• **Available data**:
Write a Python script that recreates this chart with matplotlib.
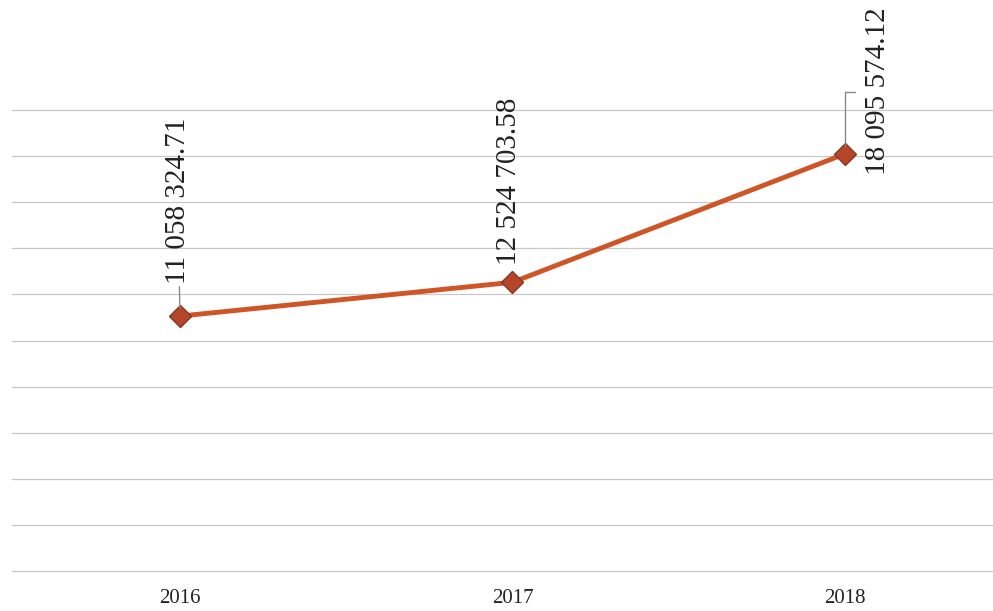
import matplotlib.pyplot as plt

years = ['2016', '2017', '2018']
values = [11058324.71, 12524703.58, 18095574.12]
labels = ['11 058 324.71', '12 524 703.58', '18 095 574.12']

plt.rcParams['font.family'] = ['Liberation Serif', 'DejaVu Serif']

fig = plt.figure(figsize=(9.93, 6.11), dpi=100)
ax = fig.add_axes([12 / 993, 40 / 611, 981 / 993, 461 / 611])

x = list(range(len(years)))
ax.plot(x, values, color='#cf5426', lw=3.5, marker='D', markersize=11,
        markerfacecolor='#b4472a', markeredgecolor='#8a3320', zorder=3)

ax.set_xlim(-0.505, 2.445)
ax.set_ylim(0, 20000000)
ax.set_yticks(range(0, 20000001, 2000000))
ax.set_yticklabels([])
ax.set_xticks(x)
ax.set_xticklabels(years, fontsize=15, color='#222222')
ax.tick_params(axis='both', length=0)
ax.tick_params(axis='x', pad=13)
ax.grid(axis='y', color='#c8c8c8', lw=0.9)
for gl in ax.get_ygridlines():
    gl.set_clip_on(False)
ax.set_axisbelow(True)
for s in ax.spines.values():
    s.set_visible(False)

# data labels
ax.annotate(labels[0], (0, values[0]), xytext=(-2, 32), textcoords='offset pixels',
            rotation=90, ha='center', va='bottom', fontsize=21, color='#222222',
            arrowprops=dict(arrowstyle='-', color='#888888', lw=1, shrinkA=0, shrinkB=6))
ax.annotate(labels[1], (1, values[1]), xytext=(-3, 17), textcoords='offset pixels',
            rotation=90, ha='center', va='bottom', fontsize=21, color='#222222')
ax.annotate(labels[2], (2, values[2]), xytext=(33, 63), textcoords='offset pixels',
            rotation=90, ha='center', va='center', fontsize=21, color='#222222')
ax.annotate('', (2, values[2]), xytext=(10, 62), textcoords='offset pixels',
            arrowprops=dict(arrowstyle='-', color='#888888', lw=1, shrinkA=0, shrinkB=6,
                            connectionstyle='angle,angleA=0,angleB=90,rad=0'))

fig.savefig('out.png', dpi=100)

• **What is expected**: Write out an exact copy of the listing, first line through the line containing "labels = ['11", with the pictures left out.

• **Response**:
Write a Python script that recreates this chart with matplotlib.
import matplotlib.pyplot as plt

years = ['2016', '2017', '2018']
values = [11058324.71, 12524703.58, 18095574.12]
labels = ['11 058 324.71', '12 524 703.58', '18 095 574.12']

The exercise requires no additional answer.